A lot on the line

After fatal accident, many hands pull together 
to open safer parking patch at County Line

Dave Hartley of Montrose unpacks a family load of ski equipment while preparing for a day outing on the ski trails at the County Line Nordic Area. Hartley and other visitors to County Line now can enjoy a more leisurely visit, thanks to a new and roomy parking lot.

Motorists heading along Colorado Highway 65 on Grand Mesa have plenty of notice of County Line Nordic Ski Area. Future plans call for the construction of deceleration and acceleration lanes.

Skiers and snowshoers at County Line Nordic Area are greeted by this explanatory map, which shows present and future plans for the expanded and safer parking lot.

It didn’t take Mike and Jan Edson long to notice the changes with the parking situation at the County Line Nordic Area on Grand Mesa.

“We didn’t even need to come up here to know it would be better,” Mike said Sunday while standing in the new parking lot. Nearby, his wife, Jan, and skiing companion Randy Campbell, all from Paonia, readied for a trip on the area’s groomed trails.

“This is our first trip up here this year, but we can see how much it’s improved,” Mike said. “The other parking lot was just too small.”

The long-awaited parking lot — initial plans were being developed as long as eight or nine years ago, according to members of the Grand Mesa Nordic Council — is set well away from busy Colorado Highway 65 and has plenty of room for the crowds that often made the older, smaller lot dangerous.

“This is the way it should be,” a satisfied Dave Hartley of Montrose said as he unloaded a day’s worth of ski gear for himself and his family. “There’s plenty of room for everyone, and there’s room for all the dogs and kids you see up here.”

Although the Nordic Council and Grand Mesa, Uncompahgre and Gunnison National Forest for years had recognized the need for safer parking, the money for construction was tied up in depths of the federal budget.

“I had gotten a grant for the bathrooms and stuff, but the main funding was from a federal grant, and that got lost in the federal funding process,” Nordic Council board member Dave Knutson said.

GMUG spokeswoman LeeAnne Loupe said the forest and the Grand Valley Ranger District had been applying for grants and competing for federal funding to improve the parking access, but they weren’t expecting any money before 2017.

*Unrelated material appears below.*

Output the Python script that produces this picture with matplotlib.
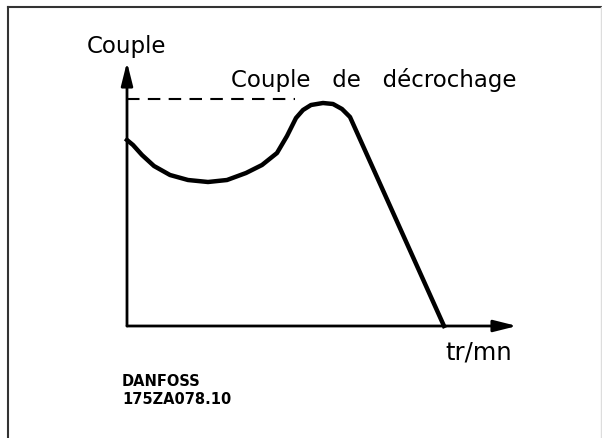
import matplotlib.pyplot as plt
from matplotlib.lines import Line2D

# courbe couple / vitesse (unités arbitraires, origine au coin des axes)
vitesse = [0, 6, 15, 27, 43, 61, 81, 100, 119, 135, 150, 160, 169, 176, 184, 196, 206, 215, 223, 317]
couple = [186, 181, 171, 160, 151, 146, 144, 146, 153, 161, 173, 190, 208, 216, 221, 223, 222, 217, 209, 0]
couple_decrochage = 227
fin_pointilles = 168

W, H = 602, 438
fig = plt.figure(figsize=(W / 100, H / 100), dpi=100)

# cadre : haut et gauche sombres, bord droit gris clair
fig.lines.append(Line2D([8 / W, 8 / W], [0, 1 - 7 / H], transform=fig.transFigure, color="#333333", lw=1.5))
fig.lines.append(Line2D([8 / W, 601 / W], [1 - 7 / H, 1 - 7 / H], transform=fig.transFigure, color="#333333", lw=1.5))
fig.lines.append(Line2D([601 / W, 601 / W], [0, 1 - 7 / H], transform=fig.transFigure, color="#dddddd", lw=1))

x0, y0 = 127, 326
ax = fig.add_axes([x0 / W, (H - y0) / H, (517 - x0) / W, (y0 - 62) / H])
ax.set_xlim(0, 517 - x0)
ax.set_ylim(0, y0 - 62)
ax.axis("off")

# axes avec flèches
ax.annotate("", xy=(1, 0), xytext=(0, 0), xycoords="axes fraction",
            arrowprops=dict(arrowstyle="-|>,head_length=1.4,head_width=0.35", color="black", lw=2, shrinkA=0, shrinkB=0))
ax.annotate("", xy=(0, 1), xytext=(0, 0), xycoords="axes fraction",
            arrowprops=dict(arrowstyle="-|>,head_length=1.4,head_width=0.35", color="black", lw=2, shrinkA=0, shrinkB=0))

ax.plot([0, fin_pointilles], [couple_decrochage, couple_decrochage], color="black", lw=1.5,
        dashes=(6, 4), solid_capstyle="butt")
ax.plot(vitesse, couple, color="black", lw=3.2, solid_joinstyle="round", clip_on=False)

fs = 16.5
fig.text(87 / W, 1 - 47 / H, "Couple", fontsize=fs, va="center", ha="left")
fig.text(231 / W, 1 - 80 / H, "Couple   de   décrochage", fontsize=fs, va="center", ha="left")
fig.text(445 / W, 1 - 353 / H, "tr/mn", fontsize=fs + 1, va="center", ha="left")
fig.text(122 / W, 1 - 382 / H, "DANFOSS", fontsize=10.5, fontweight="bold", va="center", ha="left")
fig.text(122 / W, 1 - 400 / H, "175ZA078.10", fontsize=10.5, fontweight="bold", va="center", ha="left")

fig.savefig("out.png", dpi=100)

“We knew the use had increased, and people were parking on the side of the road and something needed to be done,” Loupe said. “We worked with the state to plow a wider area by the road for more parking, but even that would fill up.”

The work gained a new priority a year ago when Glen and Linda Eyre of Grand Junction died after they were hit by a car while crossing the old parking lot, which was full to overflowing at the time.

“The old lot was too crowded, you often saw people parking along Highway 65,” Knutson said. “That’s why the accident happened. And when Skyway (Nordic Area) is full like is it today, there wasn’t a place for the overflow to park.”

After the accident, the Forest Service “got together with Mesa and Delta counties, CDOT and the Nordic Council and generated a lot of interest,” Loupe said. “We wanted to know what our options were to make this a safer place.”

Without full funding, it was a matter of many hands pulling together, Loupe said.

“We decided we could make some progress with getting an alternate facility prior to getting the 2017 money,” Loupe said. “We developed a partnership and found out that with all our partners we were able to get it constructed.”

Mesa and Delta counties contributed a great deal of time and manpower in in-kind contributions, including earth moving and construction, Loupe said, and the state Department of Transportation agreed to temporarily waive its requirement for acceleration and deceleration lanes on Colorado 65.

The changes include better signage at the entrance, separate men’s and women’s restrooms, a changing room and enough parking space for 80 vehicles.

Nearly 50 vehicles were parked in the County Line lot last Sunday, with vehicles leaving and arriving in a near-constant stream. Meanwhile, dogs, kids and skiers sporting several generations of ski gear wandered among the neatly arrayed vehicles.

“I think it’s great to see how the different agencies were working together on this,” former Nordic Council President Christie Aschwanden said. “That in itself was a bit of a challenge, with all the layers of bureaucracy, but it worked out for the best.”

Loupe agreed, saying, “It was great the way everyone came together, and we were able to make this happen.”

But it’s not yet finished, she said.

“Some things we’re still working on, like we still hope to get the parking area paved,” she said. “But we’re thankful all our partners shared in this.”